In April 2021, close to 15 years after Twitter had been live on the continent, the company announced it would open its first physical presence in Africa, a regional headquarters in Accra, Ghana. “Twitter is now present on the continent,” Dorsey tweeted beside an emoji of the Ghanaian flag. Yet its presence is flimsy. The job openings Twitter listed in Accra were overwhelmingly in advertising, engineering, and communications. It remains unclear how many people from its Trust and Safety or platform integrity teams Twitter plans to send. In fact, Twitter’s policy management team for sub-Saharan Africa is based in Europe. Like Google and Facebook before them, it quickly became clear that this new development would barely involve helping Africans defend free speech or push back against authoritarian governments. Twitter’s Africa HQ is not about Africans. It is effectively a colonial outpost, erected to ensure that the data and money Twitter was extracting from the continent was sustained. And the limits of this office would be tested time and time again later in the year as Twitter was used to sow discontent around several African countries.
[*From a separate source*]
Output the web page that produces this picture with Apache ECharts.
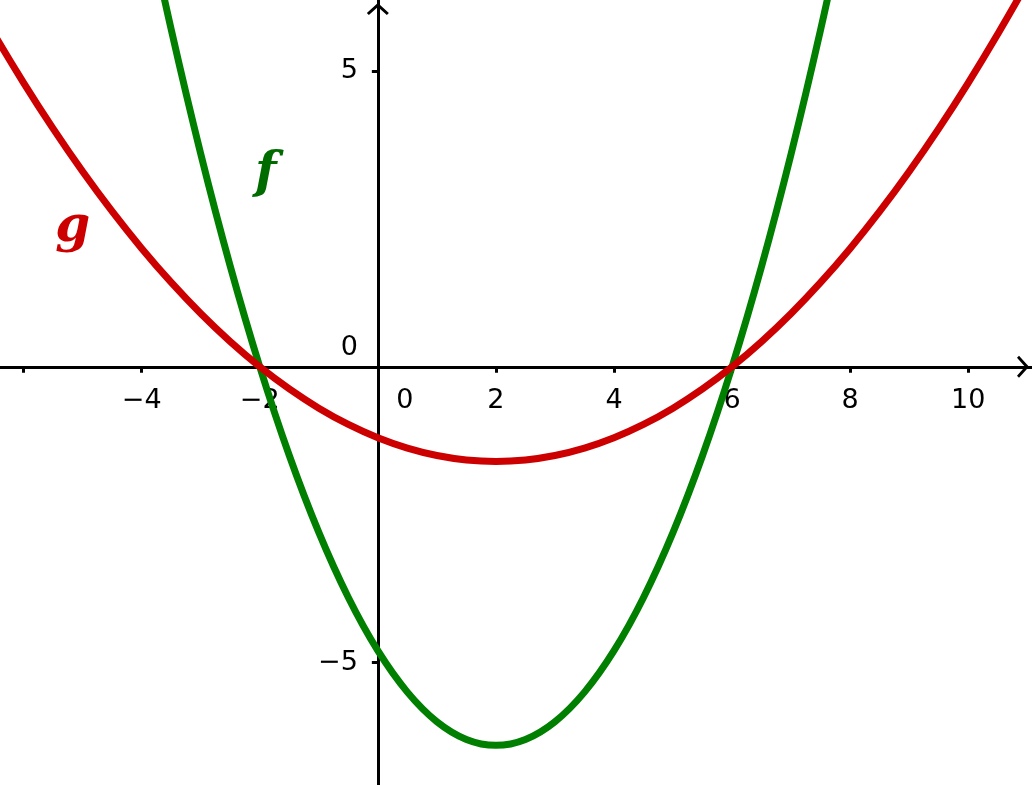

Dorsey treated Nigeria in particular as a relationship of convenience. In 2020, many Nigerians applauded his tweets calling to donate to efforts to end a state regime of police brutality (#EndSARS). But his championing of this was inconsistent as at the same Twitter seemed to ignore repeated calls from Nigerian journalists, researchers, and activists to flag or ban many scams and misleading claims about #EndSARS and other abuses that were running rampant on the platform. Then, just two months after Twitter’s African office opened, Nigerian President Muhammadu Buhari banned Twitter in the country for four months. This was after the platform deleted one of Buhari’s tweets for violating the platform’s policy on abusive behavior, but a spokesman for the president was quick to note the ban was about much more than the tweet. “There has been a litany of problems with the social media platform in Nigeria, where misinformation and fake news spread through it have had real world violent consequences,” the spokesperson emailed Bloomberg. “All the while, the company has escaped accountability.” It’s uncomfortable to agree with an authoritarian’s spokesperson, but he had a point.